**INSTRUCTIONS FOR THE TASK**
How many lines of the data include the string "with"? State the number and nothing else.

**EXTRACTED ENTRIES**
## BEGIN

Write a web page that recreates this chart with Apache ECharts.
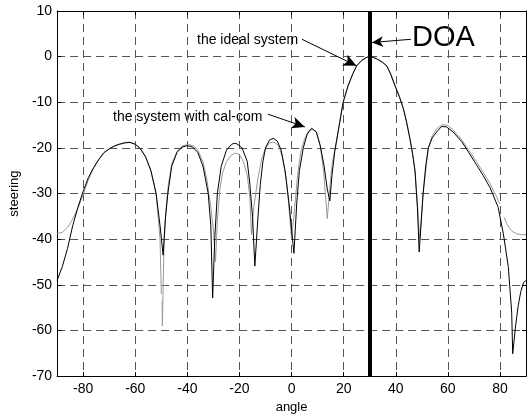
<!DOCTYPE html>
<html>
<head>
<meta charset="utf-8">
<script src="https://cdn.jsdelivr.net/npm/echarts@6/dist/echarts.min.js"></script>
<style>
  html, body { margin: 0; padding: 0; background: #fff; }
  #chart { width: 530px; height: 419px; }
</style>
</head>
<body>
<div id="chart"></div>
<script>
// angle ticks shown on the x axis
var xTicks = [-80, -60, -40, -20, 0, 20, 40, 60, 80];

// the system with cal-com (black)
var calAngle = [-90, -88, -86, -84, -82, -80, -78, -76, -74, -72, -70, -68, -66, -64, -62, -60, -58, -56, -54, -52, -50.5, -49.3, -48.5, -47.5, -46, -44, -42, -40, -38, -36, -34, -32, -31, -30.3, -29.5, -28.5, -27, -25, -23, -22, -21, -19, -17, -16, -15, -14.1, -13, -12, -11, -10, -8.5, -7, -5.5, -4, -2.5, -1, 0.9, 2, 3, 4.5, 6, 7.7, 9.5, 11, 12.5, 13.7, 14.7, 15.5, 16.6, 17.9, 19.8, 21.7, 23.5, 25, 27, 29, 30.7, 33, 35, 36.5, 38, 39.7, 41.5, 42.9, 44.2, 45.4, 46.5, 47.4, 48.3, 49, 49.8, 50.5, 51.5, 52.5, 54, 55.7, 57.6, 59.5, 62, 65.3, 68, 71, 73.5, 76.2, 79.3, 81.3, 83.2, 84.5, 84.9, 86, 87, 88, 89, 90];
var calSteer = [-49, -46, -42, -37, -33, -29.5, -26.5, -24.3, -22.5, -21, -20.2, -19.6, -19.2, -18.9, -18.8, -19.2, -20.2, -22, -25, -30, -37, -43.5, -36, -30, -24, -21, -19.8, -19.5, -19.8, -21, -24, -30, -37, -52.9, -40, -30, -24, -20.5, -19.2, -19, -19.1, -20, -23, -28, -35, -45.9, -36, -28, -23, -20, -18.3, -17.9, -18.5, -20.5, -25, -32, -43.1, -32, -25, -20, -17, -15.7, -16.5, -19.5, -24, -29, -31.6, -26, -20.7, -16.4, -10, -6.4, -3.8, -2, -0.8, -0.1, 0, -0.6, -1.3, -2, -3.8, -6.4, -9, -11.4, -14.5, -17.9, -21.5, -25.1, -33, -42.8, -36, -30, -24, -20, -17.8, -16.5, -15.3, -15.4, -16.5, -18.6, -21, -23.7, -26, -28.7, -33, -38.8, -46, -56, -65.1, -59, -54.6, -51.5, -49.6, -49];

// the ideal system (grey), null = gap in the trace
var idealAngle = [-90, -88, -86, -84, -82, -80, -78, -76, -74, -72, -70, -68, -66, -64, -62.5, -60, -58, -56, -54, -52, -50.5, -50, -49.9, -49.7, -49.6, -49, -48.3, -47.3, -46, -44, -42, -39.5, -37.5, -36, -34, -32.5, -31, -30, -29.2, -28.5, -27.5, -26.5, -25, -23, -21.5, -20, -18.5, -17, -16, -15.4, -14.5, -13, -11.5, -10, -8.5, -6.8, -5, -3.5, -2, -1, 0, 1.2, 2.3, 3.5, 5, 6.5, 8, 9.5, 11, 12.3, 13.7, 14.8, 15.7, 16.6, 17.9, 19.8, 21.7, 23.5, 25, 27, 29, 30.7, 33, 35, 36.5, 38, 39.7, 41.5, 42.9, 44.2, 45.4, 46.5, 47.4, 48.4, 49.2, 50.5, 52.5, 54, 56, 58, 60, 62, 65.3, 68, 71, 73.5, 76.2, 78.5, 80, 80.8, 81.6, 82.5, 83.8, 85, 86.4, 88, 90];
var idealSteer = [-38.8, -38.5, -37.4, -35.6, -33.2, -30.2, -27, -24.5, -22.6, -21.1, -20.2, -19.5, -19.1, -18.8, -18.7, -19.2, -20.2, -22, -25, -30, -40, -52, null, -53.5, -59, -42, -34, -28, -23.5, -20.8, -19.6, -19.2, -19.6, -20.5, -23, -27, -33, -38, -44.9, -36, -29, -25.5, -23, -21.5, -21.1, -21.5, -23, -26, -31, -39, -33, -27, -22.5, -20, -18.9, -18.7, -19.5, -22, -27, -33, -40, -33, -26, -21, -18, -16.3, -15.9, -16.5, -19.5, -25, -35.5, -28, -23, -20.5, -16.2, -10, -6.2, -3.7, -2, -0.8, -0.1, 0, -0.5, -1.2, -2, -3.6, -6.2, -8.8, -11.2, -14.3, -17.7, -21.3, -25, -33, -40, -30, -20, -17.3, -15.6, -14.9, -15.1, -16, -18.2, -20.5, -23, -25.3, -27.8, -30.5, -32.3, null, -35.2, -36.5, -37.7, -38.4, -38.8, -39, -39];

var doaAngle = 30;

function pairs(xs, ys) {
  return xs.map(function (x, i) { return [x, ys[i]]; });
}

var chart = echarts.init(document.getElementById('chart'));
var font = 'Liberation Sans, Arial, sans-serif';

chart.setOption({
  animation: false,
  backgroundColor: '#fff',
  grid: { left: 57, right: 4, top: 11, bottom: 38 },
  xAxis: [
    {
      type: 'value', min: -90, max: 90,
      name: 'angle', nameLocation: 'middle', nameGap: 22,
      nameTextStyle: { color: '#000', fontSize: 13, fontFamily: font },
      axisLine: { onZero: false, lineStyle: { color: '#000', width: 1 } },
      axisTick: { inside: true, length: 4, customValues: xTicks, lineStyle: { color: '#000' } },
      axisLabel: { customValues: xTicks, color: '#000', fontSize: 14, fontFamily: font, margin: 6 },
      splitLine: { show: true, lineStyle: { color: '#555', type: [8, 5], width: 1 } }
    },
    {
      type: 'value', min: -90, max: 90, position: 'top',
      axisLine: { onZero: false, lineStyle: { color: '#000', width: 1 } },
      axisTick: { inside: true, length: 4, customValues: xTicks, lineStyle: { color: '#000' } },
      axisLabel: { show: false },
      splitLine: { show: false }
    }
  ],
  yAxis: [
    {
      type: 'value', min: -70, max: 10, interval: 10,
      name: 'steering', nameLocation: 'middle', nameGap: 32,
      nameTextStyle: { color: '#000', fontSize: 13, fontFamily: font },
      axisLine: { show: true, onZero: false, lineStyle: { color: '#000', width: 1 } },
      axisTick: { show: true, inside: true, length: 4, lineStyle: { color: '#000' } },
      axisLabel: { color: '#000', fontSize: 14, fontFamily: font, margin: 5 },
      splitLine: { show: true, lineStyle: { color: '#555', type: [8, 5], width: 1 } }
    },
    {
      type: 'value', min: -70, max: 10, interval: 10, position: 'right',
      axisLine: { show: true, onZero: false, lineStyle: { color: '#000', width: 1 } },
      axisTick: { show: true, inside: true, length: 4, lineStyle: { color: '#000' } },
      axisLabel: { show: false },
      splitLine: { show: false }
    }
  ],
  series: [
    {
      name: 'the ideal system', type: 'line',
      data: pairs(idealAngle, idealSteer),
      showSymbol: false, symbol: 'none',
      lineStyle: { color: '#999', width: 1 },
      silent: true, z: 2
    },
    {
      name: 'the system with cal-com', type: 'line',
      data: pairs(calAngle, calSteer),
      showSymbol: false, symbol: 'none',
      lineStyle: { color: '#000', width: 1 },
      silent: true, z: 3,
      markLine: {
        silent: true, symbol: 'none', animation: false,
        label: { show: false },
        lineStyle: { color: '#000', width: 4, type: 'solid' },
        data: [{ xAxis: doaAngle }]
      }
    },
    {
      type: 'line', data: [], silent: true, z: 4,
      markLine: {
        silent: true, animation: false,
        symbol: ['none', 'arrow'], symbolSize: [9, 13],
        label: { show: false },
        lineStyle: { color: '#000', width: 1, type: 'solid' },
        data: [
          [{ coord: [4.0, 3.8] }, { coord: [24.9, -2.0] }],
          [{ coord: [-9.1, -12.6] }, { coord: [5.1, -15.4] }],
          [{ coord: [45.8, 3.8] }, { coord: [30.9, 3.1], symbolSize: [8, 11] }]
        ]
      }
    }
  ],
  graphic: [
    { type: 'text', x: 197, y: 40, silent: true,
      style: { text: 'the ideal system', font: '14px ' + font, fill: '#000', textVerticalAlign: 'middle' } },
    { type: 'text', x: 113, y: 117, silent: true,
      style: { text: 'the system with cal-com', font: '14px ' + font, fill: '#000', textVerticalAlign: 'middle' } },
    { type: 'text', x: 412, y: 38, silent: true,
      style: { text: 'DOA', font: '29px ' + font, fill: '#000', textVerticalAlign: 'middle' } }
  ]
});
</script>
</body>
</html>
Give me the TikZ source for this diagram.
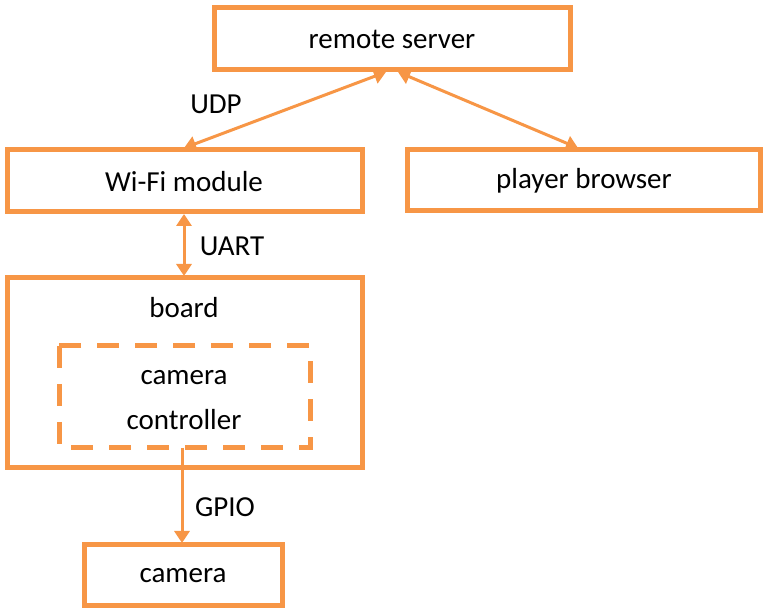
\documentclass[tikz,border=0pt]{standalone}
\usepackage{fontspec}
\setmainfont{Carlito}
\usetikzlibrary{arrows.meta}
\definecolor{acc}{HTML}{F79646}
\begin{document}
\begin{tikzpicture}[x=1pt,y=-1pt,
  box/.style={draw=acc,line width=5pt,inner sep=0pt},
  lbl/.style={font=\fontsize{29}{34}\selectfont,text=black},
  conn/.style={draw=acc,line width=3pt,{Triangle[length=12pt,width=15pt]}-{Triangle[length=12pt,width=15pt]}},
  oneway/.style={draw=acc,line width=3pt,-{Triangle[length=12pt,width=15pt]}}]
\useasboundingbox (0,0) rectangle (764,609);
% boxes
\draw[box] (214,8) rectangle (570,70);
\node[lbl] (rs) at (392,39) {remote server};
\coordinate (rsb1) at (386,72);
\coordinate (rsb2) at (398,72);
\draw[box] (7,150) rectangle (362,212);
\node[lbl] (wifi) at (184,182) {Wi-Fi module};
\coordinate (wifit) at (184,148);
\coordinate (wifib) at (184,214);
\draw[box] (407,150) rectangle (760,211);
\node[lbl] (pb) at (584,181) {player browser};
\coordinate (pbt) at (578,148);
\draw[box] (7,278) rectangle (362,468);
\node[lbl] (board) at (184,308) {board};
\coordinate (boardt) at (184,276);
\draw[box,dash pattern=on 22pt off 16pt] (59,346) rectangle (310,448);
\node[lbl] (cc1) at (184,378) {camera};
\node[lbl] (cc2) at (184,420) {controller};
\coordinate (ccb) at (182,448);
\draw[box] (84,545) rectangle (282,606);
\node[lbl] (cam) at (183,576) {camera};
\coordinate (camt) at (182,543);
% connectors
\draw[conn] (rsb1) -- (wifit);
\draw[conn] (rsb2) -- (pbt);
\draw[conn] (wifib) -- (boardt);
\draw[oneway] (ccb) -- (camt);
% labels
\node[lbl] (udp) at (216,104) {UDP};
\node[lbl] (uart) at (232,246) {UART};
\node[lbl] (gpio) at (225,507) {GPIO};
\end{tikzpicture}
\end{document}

## END

**OUTPUT**
4